Dans leur dernier rapport, Médecins du monde et le centre Primo-Levi alertent sur la souffrance psychique des exilés qui arrivent en France.
La Journée mondiale des réfugiés est célébrée sous de bien étranges auspices. Le controversé projet de loi Asile et immigration vient d’entrer au Sénat, dix jours après que le gouvernement a refusé de tendre la main aux 629 rescapés de l’Aquarius, Dans le même temps, le centre de soins Primo-Levi et l’organisation Médecins du monde publient un rapport relatif à la santé psychique des exilés, en lien avec les violences subies à la fois lors de leur migration et en France.(...)
Le constat, émanant d’expériences de terrain de différents niveaux (assistants, psychologues, psychiatres, cliniciens, coordinateurs...), est accablant. Aux horreurs déjà subies dans les pays fuis et traversés (esclavage, viols, tortures) s’ajoutent des violences policières et institutionnelles. Delphine Fanget, chargée de plaidoyer de l’organisation Médecins du monde et membre du comité de rédaction du rapport, rend compte d’une « urgence de santé publique ».(...)
votre rapport montre que le calvaire continue en France...
Les situations sont différentes selon les villes : nous n’observons pas les mêmes schémas à Bordeaux, à Calais ou à Paris. Néanmoins, la première violence constatée est celle du non-accueil, lorsque les exilés se rendent compte qu’ils sont rejetés. Il est ensuite effarant de voir des choses qui sont de l’ordre du harcèlement et de la persécution policière, par exemple la destruction de matériel comme des tentes. À Paris, Porte de la Chapelle, les personnes qui arrivent à notre point de distribution nous demandent simplement de pouvoir dormir à côté de nous. Car la nuit, elles sont sans cesse réveillées par des policiers qui leur demandent d’aller ailleurs. On a l’impression que c’est uniquement dans l’objectif d’empêcher tout campement de se reconstituer. C’est une politique d’invisibilisation et d’épuisement.(...)
Les exilés connaissent des souffrances psychiques, des troubles psychotraumatiques. Le premier de leurs maux est l’extrême fatigue, l’épuisement total. Beaucoup de personnes nous demandent des somnifères parce qu’elles ne peuvent pas dormir. Ce que l’on appelle le syndrome de reviviscence leur rappelle les événements qui ont été vécus, et des flashs reviennent dès qu’elles s’endorment. Il faut garder à l’esprit que leur principale préoccupation, c’est la survie. Ces violences peuvent aussi provoquer un repli sur soi ou mener à l’alcoolisme, ce qui est constaté chez des personnes qui n’en souffraient pas auparavant(...)

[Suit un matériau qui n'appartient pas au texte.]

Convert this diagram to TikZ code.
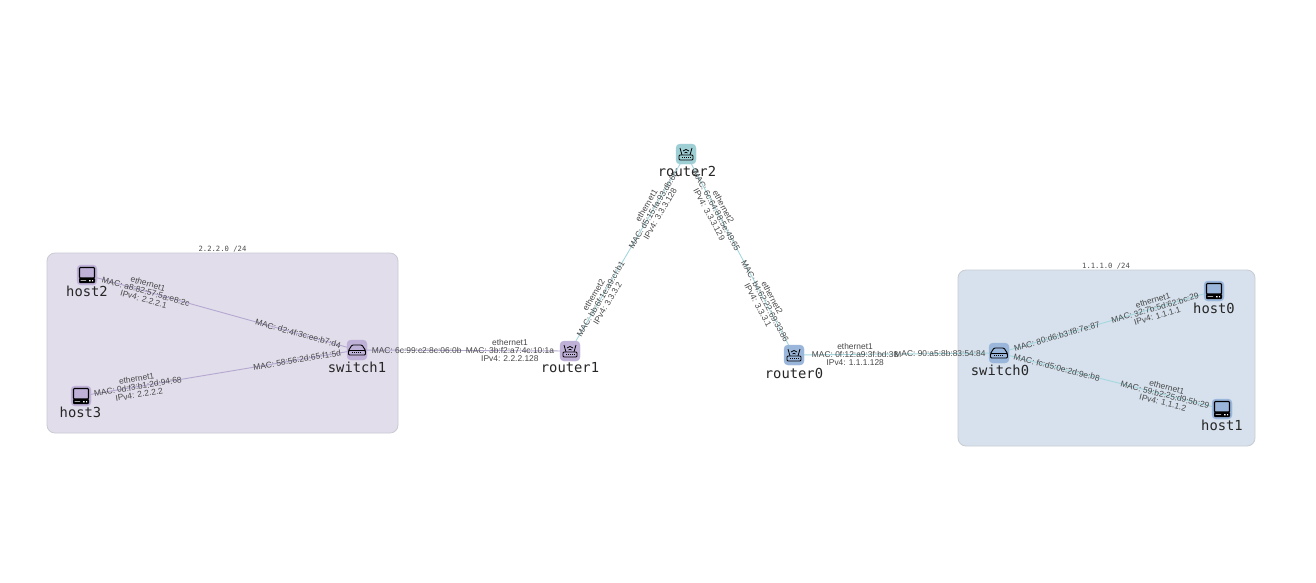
\documentclass[tikz,border=0pt]{standalone}
\usepackage{fontspec}
\setmainfont{Liberation Sans}
\newfontfamily\monofam{DejaVu Sans Mono}
\definecolor{cpurple}{HTML}{BFB0D8}
\definecolor{cteal}{HTML}{9DCFD5}
\definecolor{cblue}{HTML}{9AB6DA}
\definecolor{gpurple}{HTML}{E1DDEB}
\definecolor{gblue}{HTML}{D6E1ED}
\definecolor{gborder}{HTML}{C9CBD2}
\definecolor{epurple}{HTML}{B5A8D0}
\definecolor{eteal}{HTML}{A5D8DE}
\definecolor{labtext}{HTML}{484848}
\tikzset{
  iconbox/.style={rectangle,rounded corners=4pt,minimum size=20pt,inner sep=0pt,outer sep=0pt,fill=#1,draw=#1},
  nlabel/.style={font=\monofam\fontsize{13.8}{14}\selectfont,text=black!85,inner sep=0pt},
  grouplab/.style={font=\monofam\fontsize{7.2}{8}\selectfont,text=black!70,inner sep=0pt},
  groupbox/.style={rectangle,rounded corners=8pt,fill=#1,draw=gborder,line width=.8pt,inner sep=0pt,outer sep=0pt},
  elab/.style={font=\fontsize{8.4}{8}\selectfont,text=labtext,align=center,inner sep=0pt,sloped,pos=#1,anchor=center},
  edgeline/.style={draw=#1,line width=.9pt},
  routericon/.pic={
    \draw[black,line width=.9pt,rounded corners=1pt] (-7,1) rectangle (7,6);
    \draw[black,line width=.8pt] (-4,1) -- (-6,-6) (4,1) -- (6,-6);
    \draw[black,line width=.7pt] (-3,-3) .. controls (-1.5,-5) and (1.5,-5) .. (3,-3);
    \draw[black,line width=.7pt] (-1.5,-1) .. controls (-.7,-2) and (.7,-2) .. (1.5,-1);
    \draw[black,line width=1pt,dash pattern=on 1pt off 1pt] (-4,3.5) -- (5,3.5);
  },
  switchicon/.pic={
    \draw[black,line width=.9pt,rounded corners=1pt] (-8.5,.5) rectangle (8.5,5);
    \draw[black,line width=.9pt,rounded corners=1pt] (-8.5,.5) -- (-5,-5) -- (5,-5) -- (8.5,.5);
    \draw[black,line width=.5pt,dash pattern=on 1pt off 1pt] (-5,2.7) -- (5,2.7);
  },
  hosticon/.pic={
    \draw[black,line width=1.1pt,rounded corners=.8pt] (-7.5,-7.5) rectangle (7.5,3);
    \fill[black,rounded corners=.8pt] (-8,3) rectangle (8,8);
    \fill[white] (-6.5,5) rectangle (-1,5.6) (2,5) rectangle (3.5,6.4) (5,5) rectangle (6,6.4);
  }
}
\begin{document}
\begin{tikzpicture}[x=1pt,y=-1pt]
\useasboundingbox (0,0) rectangle (1316,582);
\fill[white] (0,0) rectangle (1316,582);

\node[groupbox=gpurple,minimum width=351pt,minimum height=180pt] (gleft) at (222.5,343) {};
\node[groupbox=gblue,minimum width=297pt,minimum height=176pt] (gright) at (1106.5,358) {};
\node[grouplab] (gleftlab) at (222.5,249) {2.2.2.0 /24};
\node[grouplab] (grightlab) at (1106,266) {1.1.1.0 /24};

\node[iconbox=cpurple] (host2) at (87,275) {};
\node[iconbox=cpurple] (host3) at (81,396) {};
\node[iconbox=cpurple] (switch1) at (357,350) {};
\node[iconbox=cpurple] (router1) at (570,351) {};
\node[iconbox=cteal] (router2) at (686,154) {};
\node[iconbox=cblue] (router0) at (794,355) {};
\node[iconbox=cblue] (switch0) at (999,353) {};
\node[iconbox=cblue] (host0) at (1214,291) {};
\node[iconbox=cblue] (host1) at (1222,409) {};

\pic at (host2) {hosticon};
\pic at (host3) {hosticon};
\pic at (host0) {hosticon};
\pic at (host1) {hosticon};
\pic at (switch1) {switchicon};
\pic at (switch0) {switchicon};
\pic at (router1) {routericon};
\pic at (router2) {routericon};
\pic at (router0) {routericon};

\node[nlabel] (host2lab) at (87,291) {host2};
\node[nlabel] (host3lab) at (80.5,412) {host3};
\node[nlabel] (switch1lab) at (357,367) {switch1};
\node[nlabel] (router1lab) at (570,368) {router1};
\node[nlabel] (router2lab) at (687,171) {router2};
\node[nlabel] (router0lab) at (794,373) {router0};
\node[nlabel] (switch0lab) at (1000,370) {switch0};
\node[nlabel] (host0lab) at (1214,308) {host0};
\node[nlabel] (host1lab) at (1222,425.5) {host1};

\draw[edgeline=epurple] (host2) -- (switch1);
\draw[edgeline=epurple] (host3) -- (switch1);
\draw[edgeline=epurple] (switch1) -- (router1);
\draw[edgeline=eteal] (router1) -- (router2);
\draw[edgeline=eteal] (router2) -- (router0);
\draw[edgeline=eteal] (router0) -- (switch0);
\draw[edgeline=eteal] (switch0) -- (host0);
\draw[edgeline=eteal] (switch0) -- (host1);

\path (host2.center) -- node[elab=.218] (la) {ethernet1\\MAC: a8:82:57:5a:e8:2c\\IPv4: 2.2.2.1} node[elab=.782] (lb) {MAC: d2:4f:3c:ee:b7:d4} (switch1.center);
\path (host3.center) -- node[elab=.206] (lc) {ethernet1\\MAC: 0d:f3:b1:2d:94:68\\IPv4: 2.2.2.2} node[elab=.783] (ld) {MAC: 58:56:2d:65:f1:5d} (switch1.center);
\path (switch1.center) -- node[elab=.28] (le) {MAC: 6c:99:c2:8c:06:0b} node[elab=.718] (lf) {ethernet1\\MAC: 3b:f2:a7:4c:10:1a\\IPv4: 2.2.2.128} (router1.center);
\path (router1.center) -- node[elab=.263] (lg) {ethernet2\\MAC: bb:6f:1e:a9:cf:b1\\IPv4: 3.3.3.2} node[elab=.717] (lh) {ethernet1\\MAC: d5:15:fa:93:db:6b\\IPv4: 3.3.3.128} (router2.center);
\path (router2.center) -- node[elab=.282] (li) {ethernet2\\MAC: 6c:64:88:5e:49:65\\IPv4: 3.3.3.129} node[elab=.733] (lj) {ethernet2\\MAC: b4:62:22:69:33:86\\IPv4: 3.3.3.1} (router0.center);
\path (router0.center) -- node[elab=.298] (lk) {ethernet1\\MAC: 0f:12:a9:3f:bd:38\\IPv4: 1.1.1.128} node[elab=.712] (ll) {MAC: 90:a5:8b:83:54:84} (switch0.center);
\path (switch0.center) -- node[elab=.269] (lm) {MAC: 80:d6:b3:f8:7e:87} node[elab=.726] (ln) {ethernet1\\MAC: 32:7b:5d:62:bc:29\\IPv4: 1.1.1.1} (host0.center);
\path (switch0.center) -- node[elab=.259] (lo) {MAC: fc:d5:0e:2d:9e:b8} node[elab=.744] (lp) {ethernet1\\MAC: 59:b2:25:d9:5b:29\\IPv4: 1.1.1.2} (host1.center);
\end{tikzpicture}
\end{document}
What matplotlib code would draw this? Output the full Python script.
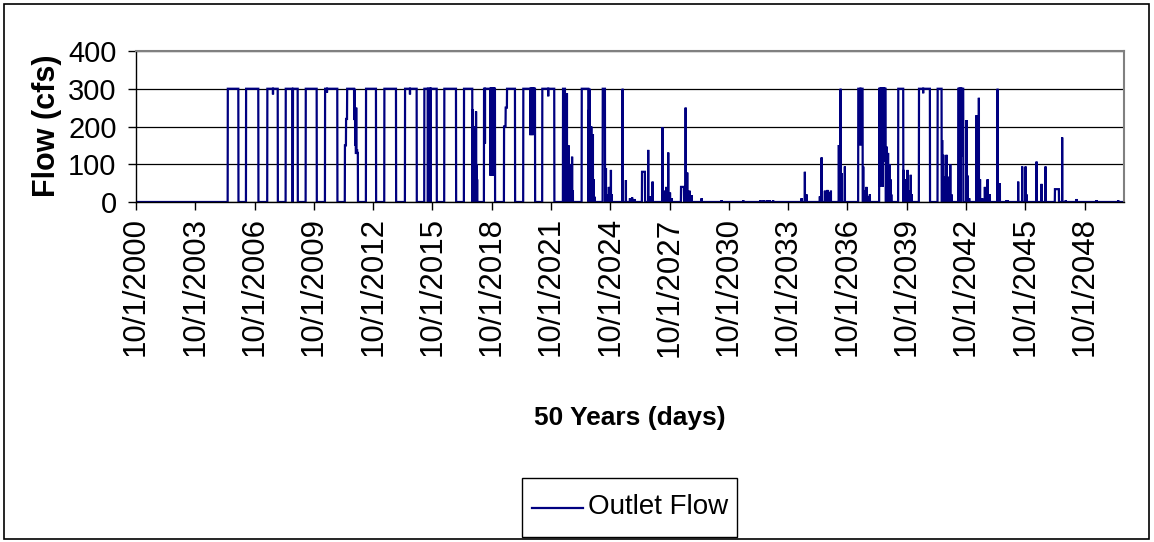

Jusqu’où cela peut-il aller ?
Jusqu’au suicide. Les idées suicidaires, et parfois même les tentatives, sont récurrentes. Il y a peu de temps, dans notre salle de soins, une personne qui nous parlait de suicide a « explosé » et a été assez difficile à contenir. D’autres nous disent qu’elles sont tellement épuisées, en manque de ressources vitales et traumatisées par un tel déni d’existence qu’elles finissent par baisser les bras.(...)
Est-ce que cette souffrance des exilés se répercute sur les « aidants » ?
Nos médecins parlent d’un « effet radioactif » des troubles psychotraumatiques. Nous ne sommes pas dans une société close, beaucoup de gens se mobilisent pour aider les exilés. Or, ce n’est pas rien d’écouter des gens en pleurs raconter les violences extrêmes, inhumaines, dont ils ont été victimes. On ne peut pas être insensible et il est même possible, par ricochet, d’être impacté. C’est difficile, pour les professionnels et encore plus pour les bénévoles. Certains ont, à leur tour, des problèmes de sommeil, nous disent souffrir de leur impuissance.
Votre rapport montre aussi que la situation empire. Pourquoi ?
D’abord parce que nous sommes face à une politique qui se durcit, avec un gouvernement qui a des pratiques de plus en plus intrusives.(...)
Il faut que les pouvoirs publics favorisent les financements de formations, soutiennent les structures de prises en charge, les équipes mobiles « psychiatrie et précarité ». Il faut aussi travailler avec l’interprétariat, peu visible mais sans lequel nous ne pourrions pas faire grand-chose. Pour les exilés, sont nécessaires de bonnes conditions matérielles d’accueil, mais aussi une procédure de demande d’asile facilement identifiable, qui ne met pas la suspicion au cœur du processus. Ils ont déjà des difficultés à raconter leur histoire, et sont sommés de le faire devant un tribunal en donnant tout un tas de détails ! Nous devons tenir compte des spécificités psychotraumatiques dans les procédures de demande d’asile, qui mettent en difficulté les personnes. Sans faire une échelle de priorités, le respect de l’accueil des arrivants et des droits fondamentaux nous paraissent déterminants.